9.4Million people (30% of workforce) are aged over 50 and will leave the workforce over the next few years. ‘Population ageing has the potential to cause significant labour market disruption’. CBI surveys estimate that there will be significant difficulties in recruiting sufficiently skilled employees and that leadership and management skills will be in much greater need.

 

The shape of the labour market is changing from the old ‘pyramid’ where people slowly moved up the ranks of the pyramid, to something quite different. 7 million people will come out of education over the next 10 years, but 12 million will leave the workforce. The pyramid is being replaced by more of a wine-glass shape and the biggest growth is in professional and skilled jobs. 75% of Cumbria’s economy depends on retail, tourism, and care which results in a significant number of lower-paid workers.
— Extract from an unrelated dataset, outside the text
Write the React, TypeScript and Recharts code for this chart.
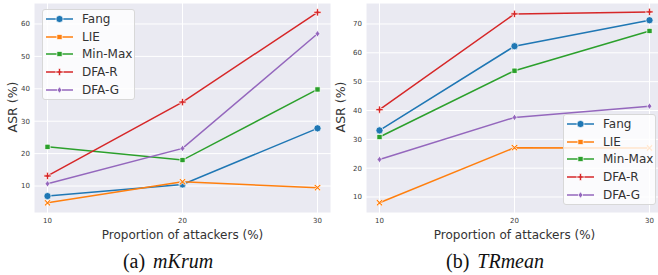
import { LineChart, Line, XAxis, YAxis, CartesianGrid } from 'recharts'

const attackers = [10, 20, 30]
const seriesNames = ['Fang', 'LIE', 'Min-Max', 'DFA-R', 'DFA-G']
const colors = ['#1f77b4', '#ff7f0e', '#2ca02c', '#d62728', '#9467bd']

// (a) mKrum
const mkrumFang = [6.9, 10.5, 27.8]
const mkrumLie = [4.8, 11.3, 9.5]
const mkrumMinMax = [22.1, 18.0, 39.8]
const mkrumDfaR = [13.1, 35.9, 63.6]
const mkrumDfaG = [10.7, 21.6, 57.0]

// (b) TRmean
const trmeanFang = [33.1, 62.3, 71.3]
const trmeanLie = [8.0, 27.1, 27.0]
const trmeanMinMax = [30.8, 53.8, 67.6]
const trmeanDfaR = [40.3, 73.5, 74.2]
const trmeanDfaG = [23.0, 37.6, 41.5]

const mkrumTicks = [10, 20, 30, 40, 50, 60]
const trmeanTicks = [10, 20, 30, 40, 50, 60, 70]

const FONT = '"DejaVu Sans", sans-serif'

function buildRows(cols: number[][]) {
  return attackers.map((x, i) => {
    const row: Record<string, number> = { x }
    seriesNames.forEach((name, j) => {
      row[name] = cols[j][i]
    })
    return row
  })
}

const mkrumRows = buildRows([mkrumFang, mkrumLie, mkrumMinMax, mkrumDfaR, mkrumDfaG])
const trmeanRows = buildRows([trmeanFang, trmeanLie, trmeanMinMax, trmeanDfaR, trmeanDfaG])

function Marker({ kind, cx, cy, color }: { kind: number; cx: number; cy: number; color: string }) {
  const sw = 0.7
  if (kind === 0) return <circle cx={cx} cy={cy} r={3.6} fill={color} stroke="#fff" strokeWidth={sw} />
  if (kind === 1) {
    const a = 3.4
    const b = 1.2
    const d = `M${cx - a},${cy - a + b} L${cx - a + b},${cy - a} L${cx},${cy - b} L${cx + a - b},${cy - a} L${cx + a},${cy - a + b} L${cx + b},${cy} L${cx + a},${cy + a - b} L${cx + a - b},${cy + a} L${cx},${cy + b} L${cx - a + b},${cy + a} L${cx - a},${cy + a - b} L${cx - b},${cy} Z`
    return <path d={d} fill={color} stroke="#fff" strokeWidth={sw} />
  }
  if (kind === 2) return <rect x={cx - 2.6} y={cy - 2.6} width={5.2} height={5.2} fill={color} stroke="#fff" strokeWidth={sw} />
  if (kind === 3) {
    const a = 3.6
    const b = 1.1
    const d = `M${cx - b},${cy - a} H${cx + b} V${cy - b} H${cx + a} V${cy + b} H${cx + b} V${cy + a} H${cx - b} V${cy + b} H${cx - a} V${cy - b} H${cx - b} Z`
    return <path d={d} fill={color} stroke="#fff" strokeWidth={sw} />
  }
  const r = 3.2
  return <path d={`M${cx},${cy - r} L${cx + r * 0.75},${cy} L${cx},${cy + r} L${cx - r * 0.75},${cy} Z`} fill={color} stroke="#fff" strokeWidth={sw} />
}

function Panel({
  rows,
  domain,
  ticks,
  left,
  labelX,
}: {
  rows: Record<string, number>[]
  domain: [number, number]
  ticks: number[]
  left: number
  labelX: number
}) {
  return (
    <div style={{ position: 'absolute', left, top: 0 }}>
      <LineChart width={332} height={245} data={rows} margin={{ top: 3, right: 0, bottom: 0, left: 0 }}>
        <CartesianGrid fill="#EAEAF2" stroke="#ffffff" strokeWidth={1} />
        <XAxis
          dataKey="x"
          type="number"
          domain={[9, 31]}
          ticks={attackers}
          allowDataOverflow
          axisLine={false}
          tickLine={false}
          tickSize={0}
          tickMargin={5}
          height={32}
          tick={{ fontSize: 7, fill: '#3a3a3a', fontFamily: FONT }}
          label={{
            value: 'Proportion of attackers (%)',
            position: 'insideBottom',
            offset: 6,
            style: { fontSize: 12, fill: '#333', fontFamily: FONT },
          }}
        />
        <YAxis
          type="number"
          domain={domain}
          ticks={ticks}
          allowDataOverflow
          axisLine={false}
          tickLine={false}
          tickSize={0}
          tickMargin={4}
          width={35}
          tick={{ fontSize: 7, fill: '#3a3a3a', fontFamily: FONT }}
          label={() => (
            <text
              x={labelX}
              y={107}
              transform={`rotate(-90 ${labelX} 107)`}
              textAnchor="middle"
              dominantBaseline="central"
              fontSize={12.5}
              fill="#333"
              fontFamily={FONT}
            >
              ASR (%)
            </text>
          )}
        />
        {seriesNames.map((name, k) => (
          <Line
            key={name}
            dataKey={name}
            stroke={colors[k]}
            strokeWidth={1.5}
            isAnimationActive={false}
            dot={(p: any) => <Marker key={`${name}-${p.index}`} kind={k} cx={p.cx} cy={p.cy} color={colors[k]} />}
            activeDot={false}
          />
        ))}
      </LineChart>
    </div>
  )
}

function LegendBox({ left, top }: { left: number; top: number }) {
  return (
    <div
      style={{
        position: 'absolute',
        left,
        top,
        width: 93,
        height: 91,
        background: 'rgba(255,255,255,0.8)',
        border: '1px solid #d8d8d8',
        borderRadius: 3,
        boxSizing: 'border-box',
        paddingTop: 0.5,
      }}
    >
      {seriesNames.map((name, k) => (
        <div key={name} style={{ display: 'flex', alignItems: 'center', height: 17.6 }}>
          <svg width={36} height={12} style={{ marginLeft: 2 }}>
            <line x1={1} y1={6} x2={28} y2={6} stroke={colors[k]} strokeWidth={1.5} />
            <Marker kind={k === 1 ? 2 : k} cx={14.5} cy={6} color={colors[k]} />
          </svg>
          <span style={{ fontFamily: FONT, fontSize: 12, color: '#333', marginLeft: 1 }}>{name}</span>
        </div>
      ))}
    </div>
  )
}

const captionStyle: React.CSSProperties = {
  position: 'absolute',
  top: 250,
  width: 300,
  textAlign: 'center',
  fontFamily: '"Liberation Serif", serif',
  fontSize: 20,
  color: '#111',
  whiteSpace: 'pre',
}

export default function App() {
  return (
    <div
      style={{
        position: 'absolute',
        left: 0,
        top: 0,
        width: 658,
        height: 275,
        overflow: 'hidden',
        background: '#fff',
      }}
    >
      <Panel rows={mkrumRows} domain={[1.67, 66.48]} ticks={mkrumTicks} left={-1} labelX={13.5} />
      <Panel rows={trmeanRows} domain={[4.45, 77.28]} ticks={trmeanTicks} left={331} labelX={9.7} />
      <LegendBox left={42} top={9} />
      <LegendBox left={563} top={114} />
      <div style={{ ...captionStyle, left: 18 }}>
        (a)<i style={{ marginLeft: 8 }}>mKrum</i>
      </div>
      <div style={{ ...captionStyle, left: 345 }}>
        (b)<i style={{ marginLeft: 8 }}>TRmean</i>
      </div>
    </div>
  )
}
Cumbria also has a lot of skilled workers in manufacturing and energy.

 

Cumbria is the only English county where a drop in population is predicted; this is compounded by the fact that there will be an increase in people aged > 65, and a decline in people aged 15-64. Cumbria ‘bats above the national average’ in terms of vocational skills (as is great at providing apprenticeships), but lags behind in investment in training. Cumbria is heavily reliant on energy, nuclear, and advanced manufacturing employers and the planned major investments over the next 10 years will develop this even further. This investment is expected to create 31,000 new jobs and Mike asked where those jobs are going to come from. There is a risk that existing workforces will be cannibalised in order to fill these new jobs. Even though the investment is in specific geographic areas, it is likely to have a ripple effect to other areas.

 

This is potentially creating the perfect storm, and is going to require collaboration to survive and thrive. Mike’s challenge to the Developing Future Cumbria conference: As HR professionals, what are we going to do about it? What are the CIPD going to do? What are we going to do individually and collectively? What are employers going to do?

 

(This was live-blogged during a session at the CIPD/CMI/CIM/CCN Developing Future Cumbria conference 2015 in Penrith – #FutureCumbria – I’ve tried to capture a faithful summary of the highlights for me but my own bias, views – and the odd typo – might well creep in.)